‘Aaya Ram Gaya Ram’ is not a new term in Indian politics. It is largely associated with leaders who jump ship often. Some also use this term for political defections. Indiatvnews.com goes down memory lane to trace how a Haryana MLA who switched party thrice in a day led to coining of the term 'Aaya Ram, Gaya Ram' which in English largely is referred to 'party-switching'.
It largely arises from a politician's unwillingness to support his party's stand on a particular issue. Assembly Elections are due in Haryana on October 21 and the counting of the vote is on October 24. Many politicians have switched party before that.
But Haryana holds a special place in history when it comes to politicians switching parties.
The story dates back to 1967 when the first-ever Assembly Elections were held in Haryana. An independent politician named Gaya Lal was elected MLA in the elections. Haryana had 81-member legislative assembly then. Gaya Lal was elected from Hassanpur assembly seat.

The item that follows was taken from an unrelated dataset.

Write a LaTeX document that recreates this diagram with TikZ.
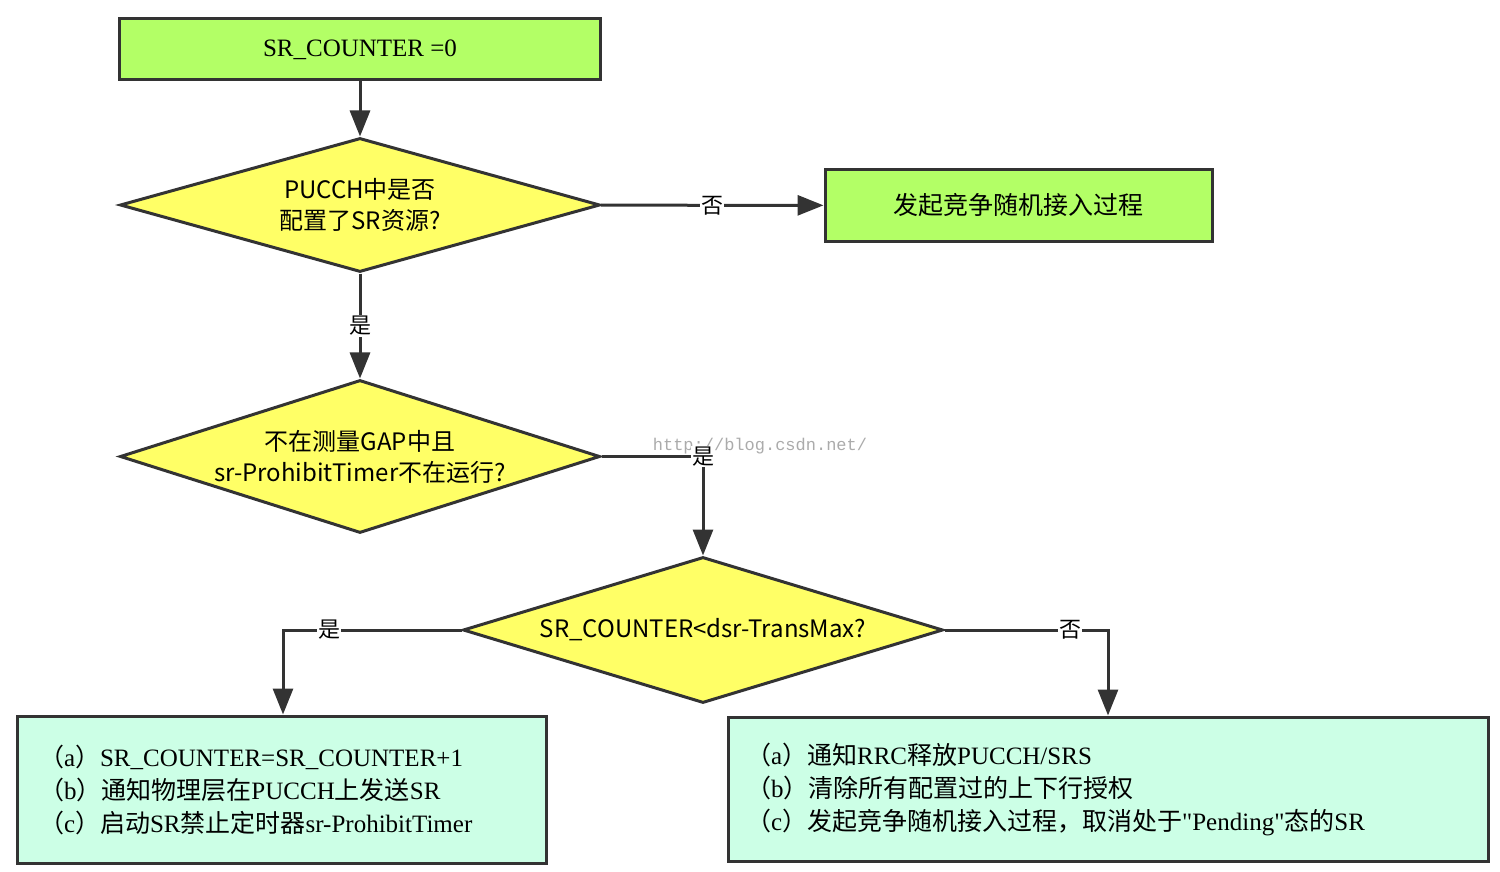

Within hours of being elected, Gaya Lal joined the Indian National Congress. A few hours later Gaya Lal joined the United Front coalition but it did not end there. By the evening Gaya Lal had rejoined the Congress Party. In 9 hours, Gaya Lal had switched party thrice.
In the evening, Congress leader Rao Birender Singh addressed a press conference in Chandigarh with Gaya Lal by his side. Birender Singh told media, "Gaya Ram ab Aaya Ram hai."
The phrase "Gaya Ram Aaya Ram" was picked by media after Rao Birender Singh's famous one-liner. Till date, it is used in Indian politics for leaders who jump ship frequently.
But that was not the only “Aaya Ram Gaya Ram” occasion in Haryana's politics.
On 28th June 1979, Bhajan Lal formed the Janata Party government in Haryana. Bhajan Lal, however, jumped ship in 1980 when Indira Gandhi won the Lok Sabha elections in 1980. In a single stroke, Bhajan Lal joined the Congress Party along with all his MLAs.
Since then, Bhajan Lal is widely considered as the father of 'Aaya Ram Gaya Ram' trend in Indian politics.
To stop this trend, the Rajiv Gandhi government in 1985 introduced the anti-defection law to stop this trend. Rajiv-led Congress Party had won 404 seats in Lok Sabha and in order to stem any defection, he used this huge majority to pass a Constitution Amendment Bill, that included the Tenth Schedule, to enact the the anti-defection law.
The anti-defection law sought to prevent such party hopping. The anti-defection law laid the process by which legislators may be disqualified on grounds of defection. An MLA or leader who switches party can avoid anti-defection law, only if one-third of the party legislators resign. Otherwise, any MLA or MP resigning from the party would stand disqualified and will lose membership.
The anti-defection law is applicable till date for all MLAs or MPs.
But party-switching is not just an Indian phenomenon. It happens the world over. In the Australian continent, the term used for party switching is called Waka-jumping.